4. Three Types of Subordination and Superordination[232]

Three possible types of superiority present themselves. Superiority may be exercised (a) by an individual, (b) by a group, (c) by an objective principle higher than individuals.

a) Subordination to an individual.—The subordination of a group to a single person implies a very decided unification of the group. This is equally the case with both the characteristic forms of this subordination, viz.: (1) when the group with its head constitutes a real internal unity; when the superior is more a leader than a master and only represents in himself the power and the will of the group; (2) when the group is conscious of opposition between itself and its head, when a party opposed to the head is formed. In both cases the unity of the supreme head tends to bring about an inner unification of the group. The elements of the latter are conscious of themselves as belonging together, because their interests converge at one point. Moreover the opposition to this unified controlling power compels the group to collect itself, to condense itself into unity. This is true not alone of the political group. In the factory, the ecclesiastical community, a school class, and in associated bodies of every sort it is to be observed that the termination of the organization in a head, whether in case of harmony or of opposition, helps to effect unification of the group. This is most conspicuous to be sure in the political sphere. History has shown it to be the enormous advantage of monarchies that they unify the political interests of the popular mass. The totality has a common interest in holding the prerogatives of the crown within their boundaries, possibly in restricting them; or there is a common field of conflict between those whose interests are with the crown and those who are opposed. Thus there is a supreme point with reference to which the whole people constitutes either a single party or, at most, two. Upon the disappearance of its head, to which all are subordinate—with the end of this political pressure—all political unity often likewise ceases. There spring up a great number of party factions which previously, in view of that supreme political interest for or against the monarchy, found no room.

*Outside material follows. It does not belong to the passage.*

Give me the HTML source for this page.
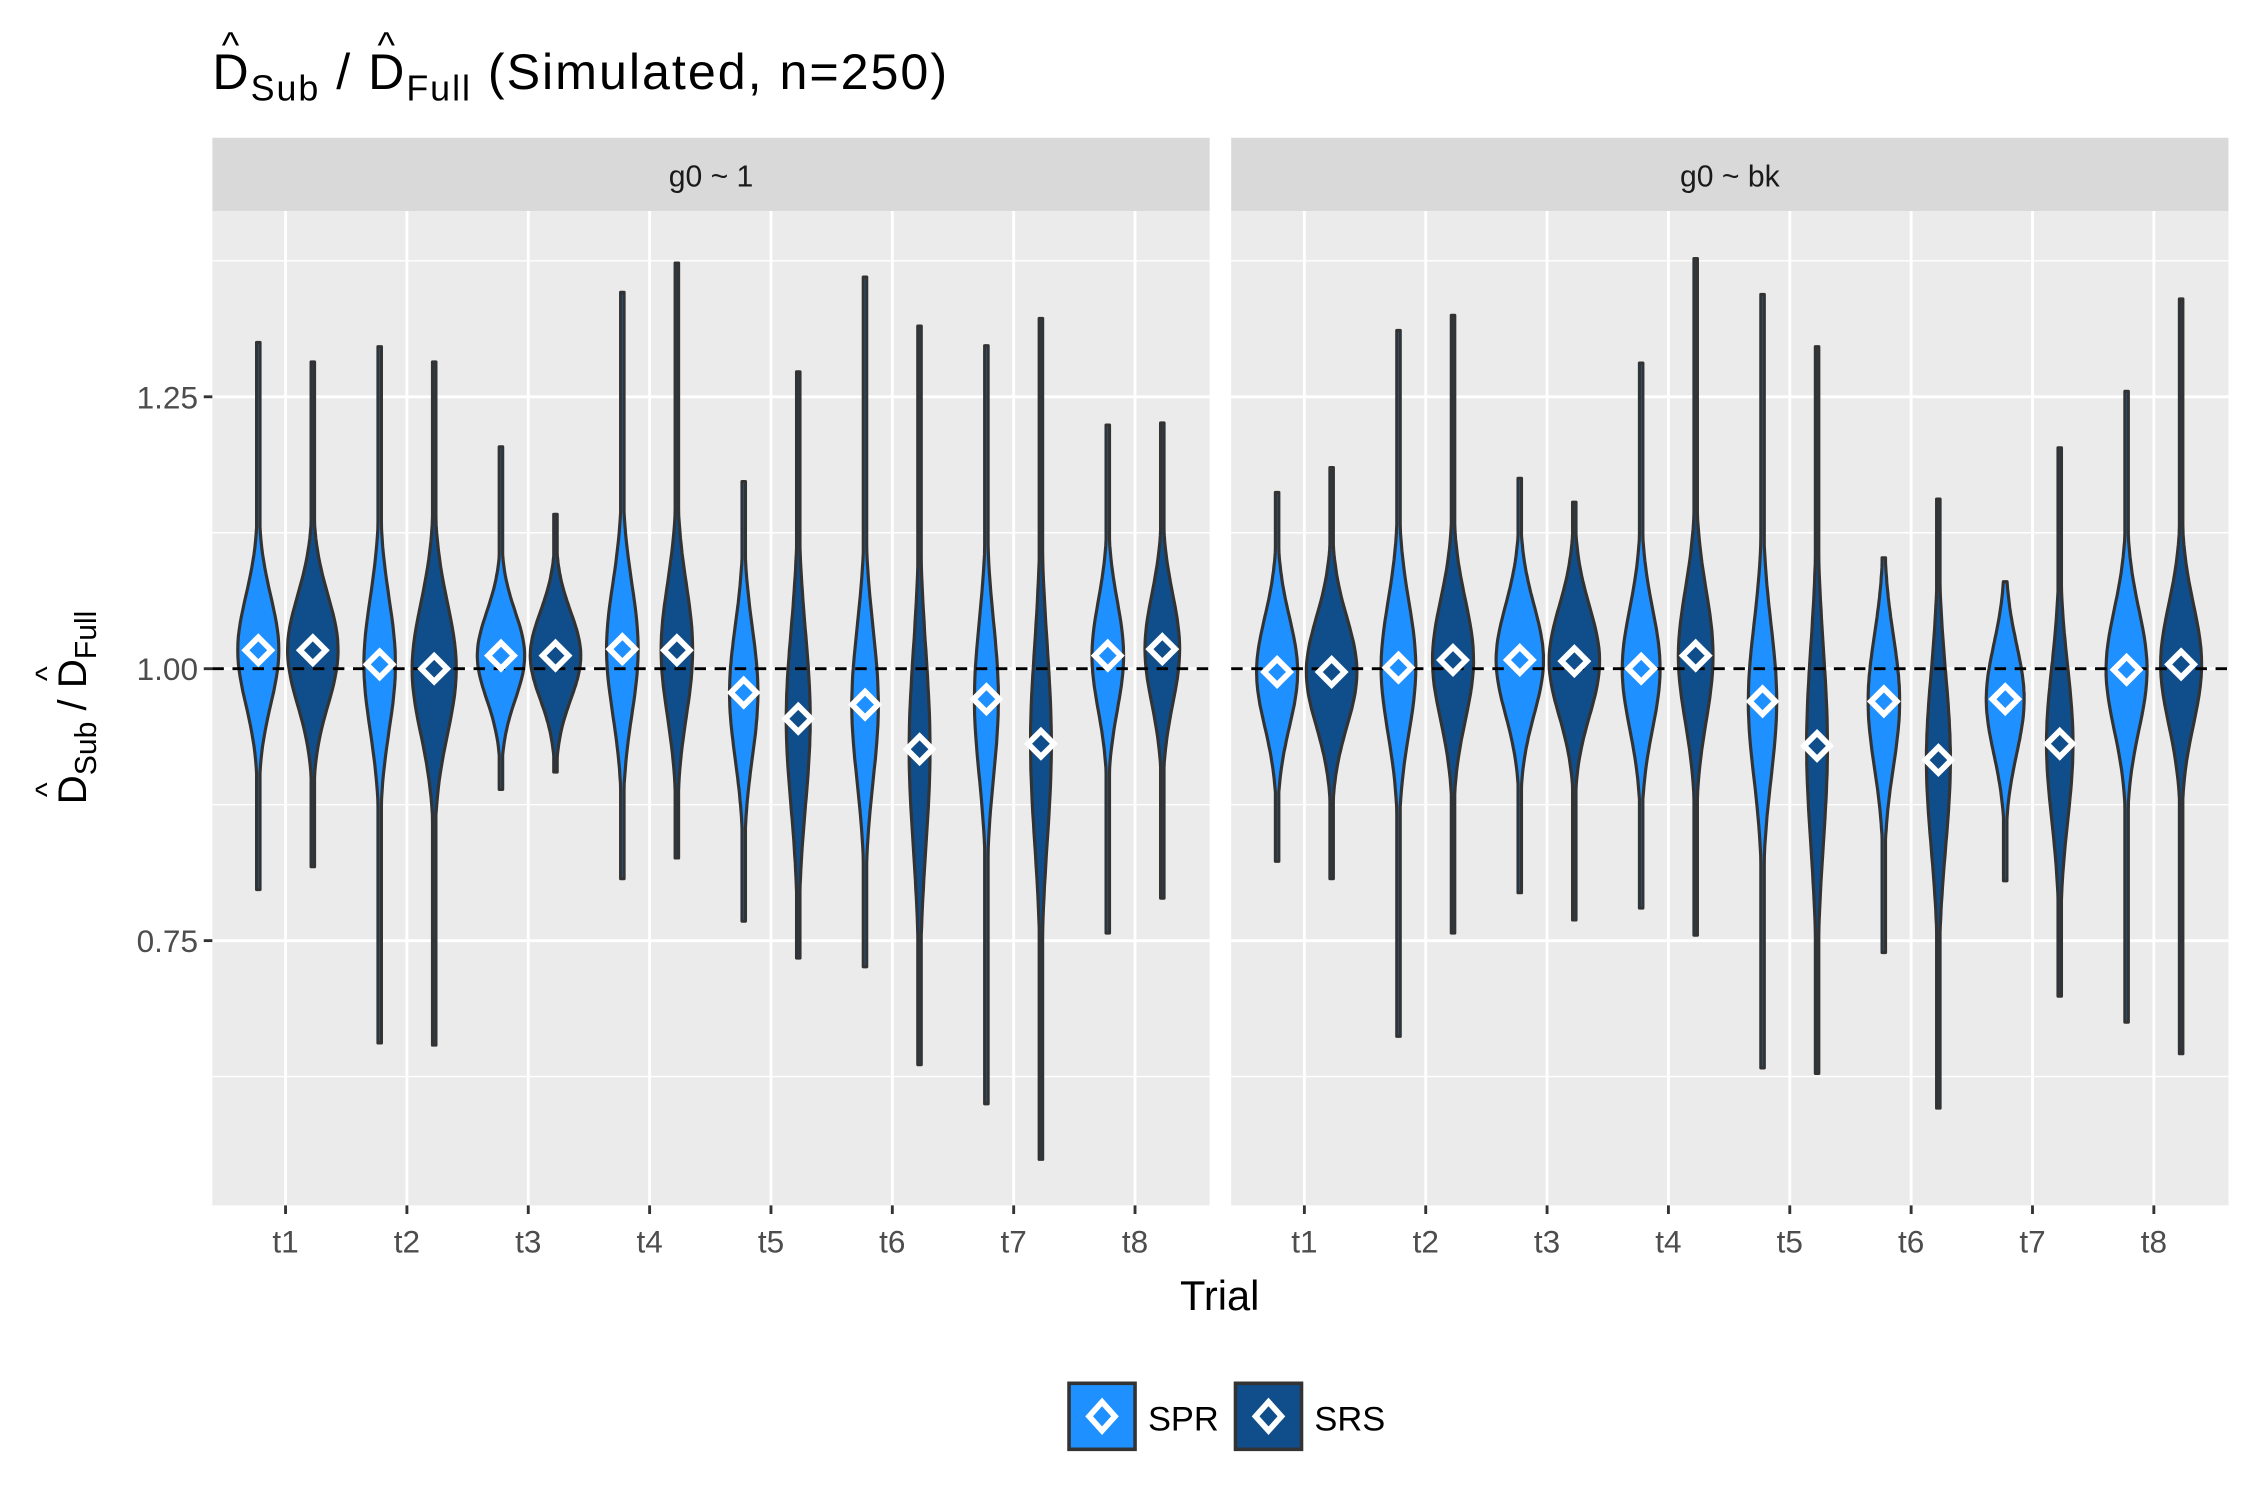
<!DOCTYPE html>
<html><head><meta charset="utf-8"><style>
html,body{margin:0;padding:0;background:#fff;}
svg{display:block;font-family:"Liberation Sans",sans-serif;}
</style></head><body>
<svg id="chart" width="2250" height="1500" viewBox="0 0 1568 1045.3" xmlns="http://www.w3.org/2000/svg">
<g font-size="35" fill="#000">
<text id="ttl" x="148" y="62" textLength="512">D<tspan font-size="25" dy="8">Sub</tspan><tspan dy="-8"> / D</tspan><tspan font-size="25" dy="8">Full</tspan><tspan dy="-8"> (Simulated, n=250)</tspan></text>
<text id="h1" x="150" y="40" font-size="26">^</text><text id="h2" x="256" y="40" font-size="26">^</text>
</g>
<g id="panels"></g>
<text x="850" y="913" font-size="29" text-anchor="middle" fill="#000">Trial</text>
<g transform="translate(60,493) rotate(-90)" font-size="28" fill="#000">
<text id="ytl" x="0" y="0" text-anchor="middle">D<tspan font-size="21" dy="7">Sub</tspan><tspan dy="-7"> / D</tspan><tspan font-size="21" dy="7">Full</tspan></text>
<text id="h3" x="-70" y="-20" font-size="22">^</text><text id="h4" x="16" y="-20" font-size="22">^</text>
</g>
<g>
<g>
<rect x="745" y="964" width="46" height="46" fill="#1E90FF" stroke="#333" stroke-width="2.5"/>
<path d="M768,977 L777,987 L768,997 L759,987 Z" fill="#1E90FF" stroke="#fff" stroke-width="4"/>
<text x="800" y="997" font-size="24" fill="#000">SPR</text>
</g>
<g>
<rect x="861" y="964" width="46" height="46" fill="#104E8B" stroke="#333" stroke-width="2.5"/>
<path d="M884,977 L893,987 L884,997 L875,987 Z" fill="#104E8B" stroke="#fff" stroke-width="4"/>
<text x="916" y="997" font-size="24" fill="#000">SRS</text>
</g>
</g>
</svg>
<script>
const trials = ["t1","t2","t3","t4","t5","t6","t7","t8"];
const facets = ["g0 ~ 1","g0 ~ bk"];
const yTicks = [0.75, 1.00, 1.25];
const yTickLabels = ["0.75","1.00","1.25"];
const yMinor = [0.625, 0.875, 1.125, 1.375];
// per facet, per trial: [SPR, SRS]
const sprMin = [[0.797,0.656,0.889,0.807,0.768,0.726,0.600,0.757],[0.823,0.662,0.794,0.780,0.633,0.739,0.805,0.675]];
const sprMax = [[1.300,1.296,1.204,1.346,1.172,1.360,1.297,1.224],[1.162,1.311,1.175,1.281,1.344,1.102,1.080,1.255]];
const sprMean = [[1.017,1.004,1.012,1.018,0.978,0.967,0.972,1.012],[0.997,1.001,1.008,1.000,0.970,0.970,0.972,0.999]];
const sprDens = [[0.65,0.50,0.75,0.50,0.45,0.42,0.38,0.50],[0.65,0.55,0.75,0.60,0.45,0.50,0.60,0.65]];
const sprSpread = [[0.05,0.06,0.04,0.06,0.06,0.07,0.07,0.05],[0.05,0.06,0.05,0.055,0.07,0.06,0.05,0.055]];
const srsMin = [[0.818,0.654,0.905,0.826,0.734,0.636,0.549,0.789],[0.807,0.757,0.769,0.755,0.628,0.596,0.699,0.646]];
const srsMax = [[1.282,1.282,1.142,1.373,1.273,1.315,1.322,1.226],[1.185,1.325,1.153,1.377,1.296,1.156,1.203,1.340]];
const srsMean = [[1.017,1.000,1.012,1.017,0.954,0.926,0.931,1.018],[0.997,1.008,1.007,1.012,0.929,0.916,0.931,1.004]];
const srsDens = [[0.80,0.70,0.80,0.50,0.38,0.33,0.33,0.55],[0.80,0.65,0.80,0.55,0.33,0.38,0.42,0.65]];
const srsSpread = [[0.05,0.06,0.04,0.06,0.08,0.09,0.09,0.05],[0.05,0.055,0.05,0.06,0.09,0.08,0.07,0.055]];

const NS="http://www.w3.org/2000/svg";
const panelX=[148,858], panelW=695, pTop=147, pBottom=840;
const yScale=v=>466-(v-1)*758;
const xScale=(f,i)=>panelX[f]+51+i*84.57;
function mk(tag,attrs,parent){const e=document.createElementNS(NS,tag);for(const k in attrs)e.setAttribute(k,attrs[k]);parent.appendChild(e);return e;}
const root=document.getElementById('panels');
function violin(g,cx,lo,hi,mean,dens,sd,fill,name){
  const n=80,L=[],R=[];
  for(let k=0;k<=n;k++){const v=hi-(hi-lo)*k/n;const w=Math.max(1.2,dens*22*Math.exp(-0.5*Math.pow((v-mean)/sd,2)));const y=yScale(v);R.push((cx+w).toFixed(1)+","+y.toFixed(1));L.unshift((cx-w).toFixed(1)+","+y.toFixed(1));}
  const p=mk('path',{d:"M"+R.join(" L")+" L"+L.join(" L")+" Z",fill:fill,stroke:"#333","stroke-width":2.2,"stroke-linejoin":"round"},g);
  
  
}
function diamond(g,cx,v,fill,name){
  const y=yScale(v);
  const d=mk('path',{d:`M${cx},${y-9} L${cx+9},${y} L${cx},${y+9} L${cx-9},${y} Z`,fill:fill,stroke:"#fff","stroke-width":4},g);
  
  
}
facets.forEach((fname,f)=>{
  const g=mk('g',{},root);
  
  
  const x0=panelX[f];
  mk('rect',{x:x0,y:pTop,width:panelW,height:pBottom-pTop,fill:"#EBEBEB"},g);
  const strip=mk('rect',{x:x0,y:96,width:panelW,height:51,fill:"#D9D9D9"},g);
  
  
  const st=mk('text',{x:x0+panelW/2,y:130,"font-size":21,"text-anchor":"middle",fill:"#1A1A1A"},g);st.textContent=fname;
  
  
  yMinor.forEach(v=>mk('line',{x1:x0,x2:x0+panelW,y1:yScale(v),y2:yScale(v),stroke:"#fff","stroke-width":1},g));
  yTicks.forEach(v=>mk('line',{x1:x0,x2:x0+panelW,y1:yScale(v),y2:yScale(v),stroke:"#fff","stroke-width":2},g));
  trials.forEach((t,i)=>{const x=xScale(f,i);mk('line',{x1:x,x2:x,y1:pTop,y2:pBottom,stroke:"#fff","stroke-width":2},g);
    mk('line',{x1:x,x2:x,y1:pBottom,y2:pBottom+6,stroke:"#333","stroke-width":2},g);
    const tl=mk('text',{x:x,y:873,"font-size":22,"text-anchor":"middle",fill:"#4D4D4D"},g);tl.textContent=t;
    
    
  });
  if(f===0){yTicks.forEach((v,j)=>{const y=yScale(v);mk('line',{x1:x0-6,x2:x0,y1:y,y2:y,stroke:"#333","stroke-width":2},g);
    const tl=mk('text',{x:x0-10,y:y+8,"font-size":22,"text-anchor":"end",fill:"#4D4D4D"},g);tl.textContent=yTickLabels[j];
    
    });}
  trials.forEach((t,i)=>{const x=xScale(f,i);
    violin(g,x-19,sprMin[f][i],sprMax[f][i],sprMean[f][i],sprDens[f][i],sprSpread[f][i],"#1E90FF",'violin-spr-'+t);
    violin(g,x+19,srsMin[f][i],srsMax[f][i],srsMean[f][i],srsDens[f][i],srsSpread[f][i],"#104E8B",'violin-srs-'+t);
  });
  const ref=mk('line',{x1:x0,x2:x0+panelW,y1:yScale(1),y2:yScale(1),stroke:"#000","stroke-width":2,"stroke-dasharray":"8,6"},g);
  
  
  trials.forEach((t,i)=>{const x=xScale(f,i);
    diamond(g,x-19,sprMean[f][i],"#1E90FF",'mean-spr-'+t);
    diamond(g,x+19,srsMean[f][i],"#104E8B",'mean-srs-'+t);
  });
});
try{
  const ttl=document.getElementById('ttl');
  const a=ttl.getStartPositionOfChar(0).x, a2=ttl.getEndPositionOfChar(0).x;
  const b=ttl.getStartPositionOfChar(7).x, b2=ttl.getEndPositionOfChar(7).x;
  const h1=document.getElementById('h1'), h2=document.getElementById('h2');
  h1.setAttribute('x',(a+a2)/2); h1.setAttribute('text-anchor','middle');
  h2.setAttribute('x',(b+b2)/2); h2.setAttribute('text-anchor','middle');
  const ytl=document.getElementById('ytl');
  const c=ytl.getStartPositionOfChar(0).x, c2=ytl.getEndPositionOfChar(0).x;
  const d=ytl.getStartPositionOfChar(7).x, d2=ytl.getEndPositionOfChar(7).x;
  const h3=document.getElementById('h3'), h4=document.getElementById('h4');
  h3.setAttribute('x',(c+c2)/2); h3.setAttribute('text-anchor','middle');
  h4.setAttribute('x',(d+d2)/2); h4.setAttribute('text-anchor','middle');
}catch(e){}
</script>
</body></html>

Wonder has often been felt over the irrationality of the condition in which a single person exercises lordship over a great mass of others. The contradiction will be modified when we reflect that the ruler and the individual subject in the controlled mass by no means enter into the relationship with an equal quantum of their personality. The mass is composed through the fact that many individuals unite fractions of their personality—one-sided purposes, interests and powers, while that which each personality as such actually is towers above this common level and does not at all enter into that "mass," i.e., into that which is really ruled by the single person. Hence it is also that frequently in very despotically ruled groups individuality may develop itself very freely, in those aspects particularly which are not in participation with the mass. Thus began the development of modern individuality in the despotisms of the Italian Renaissance. Here, as in other similar cases (for example, under Napoleon I and Napoleon III), it was for the direct interest of the despots to allow the largest freedom to all those aspects of personality which were not identified with the regulated mass, i.e., to those aspects most apart from politics. Thus subordination was more tolerable.